I had the pleasure of hosting a house concert with Peggy Seeger this past weekend and, in the course of her performance, she spoke a bit about song-writing and had a lot of good things to say.
Principal among these was her practice of writing songs based upon lengthy interviews that she tape records. Many of her songs include phrases, modes of expression and points of view that are not her own (although she may agree with them) but which come from her informants. Her informants are sometimes particular people that she wants to write about, but they also include ordinary people who are involved in particular vocations or issues. For example, in writing a song about battered women she will interview women who have had that unfortunate experience, or who have provided professional assistance to such women, so that she may accurately convey the subject matter.

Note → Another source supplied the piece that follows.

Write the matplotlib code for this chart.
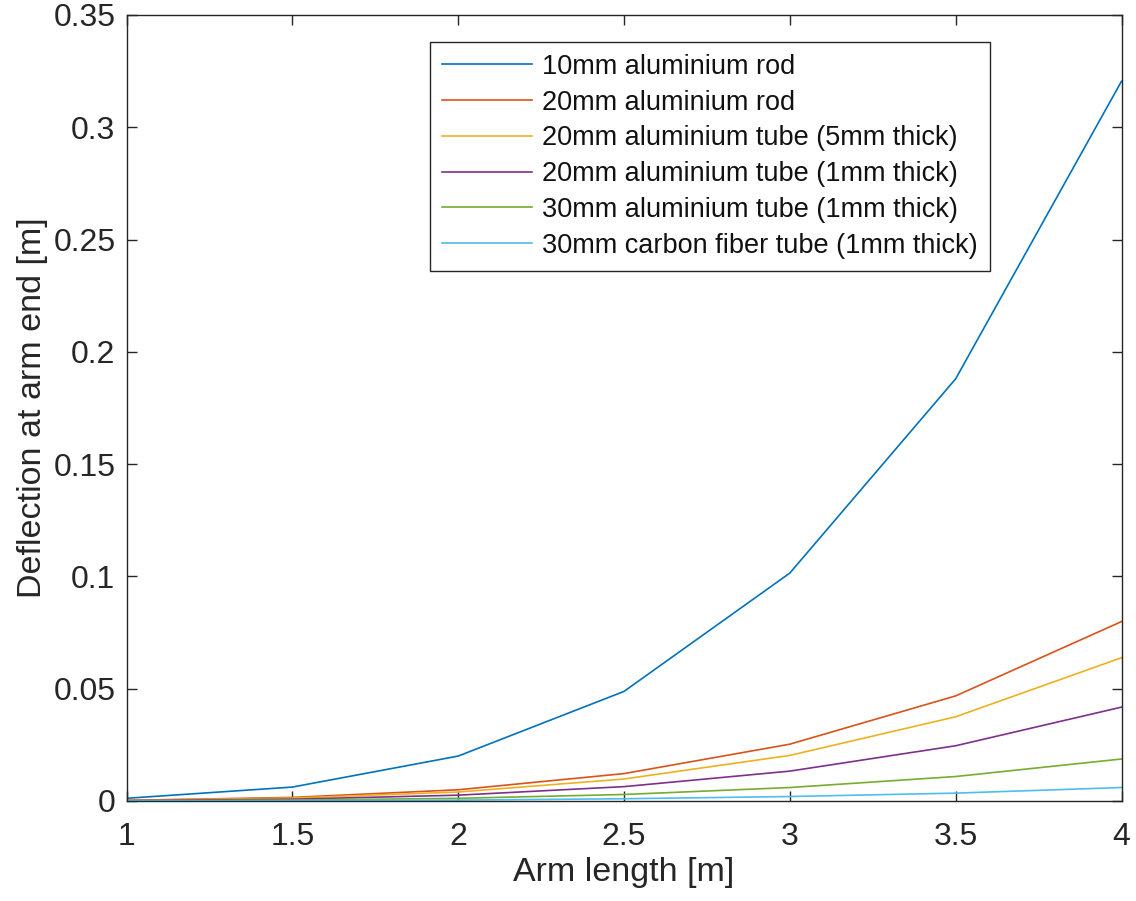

This, of course, was the basic method that Peggy began to use back in the i950's when she worked with Ewan MacColl and Charles Parker on the Radio Ballads, which produced such gems as "Shoals of Herring" and "Freeborn Man." But while Peggy may have been using this method for a long time, few others seem to employ this resource.
The problem with too many songs is that the composer has limited experience of the world and therefore little to offer in the way of insight. Thus, people may write songs that protest wife-beating because they think wife-beating is bad, but the songs are ineffective because the composer really does not know anything real about the subject. One can expand upon one's own limitations, however, by drawing upon the experiences and insights of others. Particularly for those aspiring to write "folksongs," Peggy's field-work approach to inspiration seems preferable to resorting to a rhyming dictionary or to the tin pan alley conventions espoused by the Neil Sedaka's and Sherman Brothers of the world.